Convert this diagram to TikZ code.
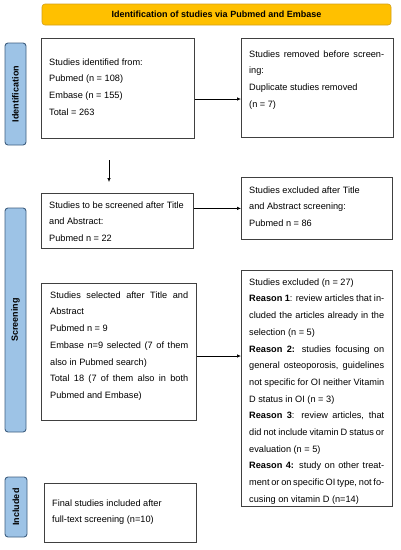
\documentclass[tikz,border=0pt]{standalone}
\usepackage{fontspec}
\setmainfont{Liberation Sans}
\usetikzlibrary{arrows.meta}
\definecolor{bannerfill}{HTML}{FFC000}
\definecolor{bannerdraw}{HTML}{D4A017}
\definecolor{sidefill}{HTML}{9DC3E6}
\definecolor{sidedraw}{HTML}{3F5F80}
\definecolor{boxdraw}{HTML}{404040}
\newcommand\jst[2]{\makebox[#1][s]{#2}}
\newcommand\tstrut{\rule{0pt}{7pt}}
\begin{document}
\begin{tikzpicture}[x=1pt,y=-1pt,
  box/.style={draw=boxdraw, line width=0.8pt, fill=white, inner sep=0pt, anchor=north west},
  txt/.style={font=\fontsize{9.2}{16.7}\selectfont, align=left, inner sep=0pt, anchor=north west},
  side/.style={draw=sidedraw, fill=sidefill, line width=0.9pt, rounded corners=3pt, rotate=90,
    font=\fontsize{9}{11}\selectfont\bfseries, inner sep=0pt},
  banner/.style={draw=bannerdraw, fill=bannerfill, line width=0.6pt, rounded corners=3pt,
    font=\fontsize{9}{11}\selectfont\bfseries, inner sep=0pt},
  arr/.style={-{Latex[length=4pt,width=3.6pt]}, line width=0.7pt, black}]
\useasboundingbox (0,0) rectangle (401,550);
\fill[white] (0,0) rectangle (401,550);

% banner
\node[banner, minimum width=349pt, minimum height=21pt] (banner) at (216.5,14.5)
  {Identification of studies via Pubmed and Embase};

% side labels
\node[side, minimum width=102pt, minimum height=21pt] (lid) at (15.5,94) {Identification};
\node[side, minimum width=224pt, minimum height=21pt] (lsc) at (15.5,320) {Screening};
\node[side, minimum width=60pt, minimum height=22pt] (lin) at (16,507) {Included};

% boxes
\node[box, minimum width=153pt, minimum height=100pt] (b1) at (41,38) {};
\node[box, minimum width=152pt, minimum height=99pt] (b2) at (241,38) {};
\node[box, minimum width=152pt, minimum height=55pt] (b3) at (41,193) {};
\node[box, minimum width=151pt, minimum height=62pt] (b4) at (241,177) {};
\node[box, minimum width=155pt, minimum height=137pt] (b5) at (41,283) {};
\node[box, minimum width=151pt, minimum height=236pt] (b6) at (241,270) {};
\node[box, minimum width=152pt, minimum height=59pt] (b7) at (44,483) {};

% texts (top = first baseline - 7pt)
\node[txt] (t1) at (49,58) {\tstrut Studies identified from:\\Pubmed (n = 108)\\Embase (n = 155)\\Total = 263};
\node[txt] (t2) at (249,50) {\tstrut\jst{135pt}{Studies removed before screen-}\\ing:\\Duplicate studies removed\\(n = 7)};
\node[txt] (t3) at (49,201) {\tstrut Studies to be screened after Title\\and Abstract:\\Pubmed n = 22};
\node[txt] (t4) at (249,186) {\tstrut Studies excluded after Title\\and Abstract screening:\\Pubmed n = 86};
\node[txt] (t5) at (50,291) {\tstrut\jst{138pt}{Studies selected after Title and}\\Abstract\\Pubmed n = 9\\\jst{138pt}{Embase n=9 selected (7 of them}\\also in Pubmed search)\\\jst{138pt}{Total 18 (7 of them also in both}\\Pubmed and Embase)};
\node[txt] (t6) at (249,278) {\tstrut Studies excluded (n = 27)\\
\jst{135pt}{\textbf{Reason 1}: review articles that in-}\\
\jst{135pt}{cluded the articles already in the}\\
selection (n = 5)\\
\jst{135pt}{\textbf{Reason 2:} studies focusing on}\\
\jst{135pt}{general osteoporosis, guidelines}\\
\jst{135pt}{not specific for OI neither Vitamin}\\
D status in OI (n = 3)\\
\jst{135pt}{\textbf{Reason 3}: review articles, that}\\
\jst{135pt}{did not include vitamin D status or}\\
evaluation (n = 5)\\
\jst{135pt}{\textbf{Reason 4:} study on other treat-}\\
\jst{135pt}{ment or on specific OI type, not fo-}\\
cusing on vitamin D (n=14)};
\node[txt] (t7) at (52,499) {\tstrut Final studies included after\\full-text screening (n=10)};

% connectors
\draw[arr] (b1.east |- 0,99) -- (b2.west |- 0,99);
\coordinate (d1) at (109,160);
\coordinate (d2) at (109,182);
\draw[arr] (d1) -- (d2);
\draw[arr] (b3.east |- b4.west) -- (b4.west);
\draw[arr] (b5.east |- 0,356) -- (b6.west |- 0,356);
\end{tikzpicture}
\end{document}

## BRIEF
Repeat all the data as it stands, dropping any images it holds.

## OUTPUT FOR THIS TASK
Convert this diagram to TikZ code.
\documentclass[tikz,border=0pt]{standalone}
\usepackage{fontspec}
\setmainfont{Liberation Sans}
\usetikzlibrary{arrows.meta}
\definecolor{bannerfill}{HTML}{FFC000}
\definecolor{bannerdraw}{HTML}{D4A017}
\definecolor{sidefill}{HTML}{9DC3E6}
\definecolor{sidedraw}{HTML}{3F5F80}
\definecolor{boxdraw}{HTML}{404040}
\newcommand\jst[2]{\makebox[#1][s]{#2}}
\newcommand\tstrut{\rule{0pt}{7pt}}
\begin{document}
\begin{tikzpicture}[x=1pt,y=-1pt,
  box/.style={draw=boxdraw, line width=0.8pt, fill=white, inner sep=0pt, anchor=north west},
  txt/.style={font=\fontsize{9.2}{16.7}\selectfont, align=left, inner sep=0pt, anchor=north west},
  side/.style={draw=sidedraw, fill=sidefill, line width=0.9pt, rounded corners=3pt, rotate=90,
    font=\fontsize{9}{11}\selectfont\bfseries, inner sep=0pt},
  banner/.style={draw=bannerdraw, fill=bannerfill, line width=0.6pt, rounded corners=3pt,
    font=\fontsize{9}{11}\selectfont\bfseries, inner sep=0pt},
  arr/.style={-{Latex[length=4pt,width=3.6pt]}, line width=0.7pt, black}]
\useasboundingbox (0,0) rectangle (401,550);
\fill[white] (0,0) rectangle (401,550);

% banner
\node[banner, minimum width=349pt, minimum height=21pt] (banner) at (216.5,14.5)
  {Identification of studies via Pubmed and Embase};

% side labels
\node[side, minimum width=102pt, minimum height=21pt] (lid) at (15.5,94) {Identification};
\node[side, minimum width=224pt, minimum height=21pt] (lsc) at (15.5,320) {Screening};
\node[side, minimum width=60pt, minimum height=22pt] (lin) at (16,507) {Included};

% boxes
\node[box, minimum width=153pt, minimum height=100pt] (b1) at (41,38) {};
\node[box, minimum width=152pt, minimum height=99pt] (b2) at (241,38) {};
\node[box, minimum width=152pt, minimum height=55pt] (b3) at (41,193) {};
\node[box, minimum width=151pt, minimum height=62pt] (b4) at (241,177) {};
\node[box, minimum width=155pt, minimum height=137pt] (b5) at (41,283) {};
\node[box, minimum width=151pt, minimum height=236pt] (b6) at (241,270) {};
\node[box, minimum width=152pt, minimum height=59pt] (b7) at (44,483) {};

% texts (top = first baseline - 7pt)
\node[txt] (t1) at (49,58) {\tstrut Studies identified from:\\Pubmed (n = 108)\\Embase (n = 155)\\Total = 263};
\node[txt] (t2) at (249,50) {\tstrut\jst{135pt}{Studies removed before screen-}\\ing:\\Duplicate studies removed\\(n = 7)};
\node[txt] (t3) at (49,201) {\tstrut Studies to be screened after Title\\and Abstract:\\Pubmed n = 22};
\node[txt] (t4) at (249,186) {\tstrut Studies excluded after Title\\and Abstract screening:\\Pubmed n = 86};
\node[txt] (t5) at (50,291) {\tstrut\jst{138pt}{Studies selected after Title and}\\Abstract\\Pubmed n = 9\\\jst{138pt}{Embase n=9 selected (7 of them}\\also in Pubmed search)\\\jst{138pt}{Total 18 (7 of them also in both}\\Pubmed and Embase)};
\node[txt] (t6) at (249,278) {\tstrut Studies excluded (n = 27)\\
\jst{135pt}{\textbf{Reason 1}: review articles that in-}\\
\jst{135pt}{cluded the articles already in the}\\
selection (n = 5)\\
\jst{135pt}{\textbf{Reason 2:} studies focusing on}\\
\jst{135pt}{general osteoporosis, guidelines}\\
\jst{135pt}{not specific for OI neither Vitamin}\\
D status in OI (n = 3)\\
\jst{135pt}{\textbf{Reason 3}: review articles, that}\\
\jst{135pt}{did not include vitamin D status or}\\
evaluation (n = 5)\\
\jst{135pt}{\textbf{Reason 4:} study on other treat-}\\
\jst{135pt}{ment or on specific OI type, not fo-}\\
cusing on vitamin D (n=14)};
\node[txt] (t7) at (52,499) {\tstrut Final studies included after\\full-text screening (n=10)};

% connectors
\draw[arr] (b1.east |- 0,99) -- (b2.west |- 0,99);
\coordinate (d1) at (109,160);
\coordinate (d2) at (109,182);
\draw[arr] (d1) -- (d2);
\draw[arr] (b3.east |- b4.west) -- (b4.west);
\draw[arr] (b5.east |- 0,356) -- (b6.west |- 0,356);
\end{tikzpicture}
\end{document}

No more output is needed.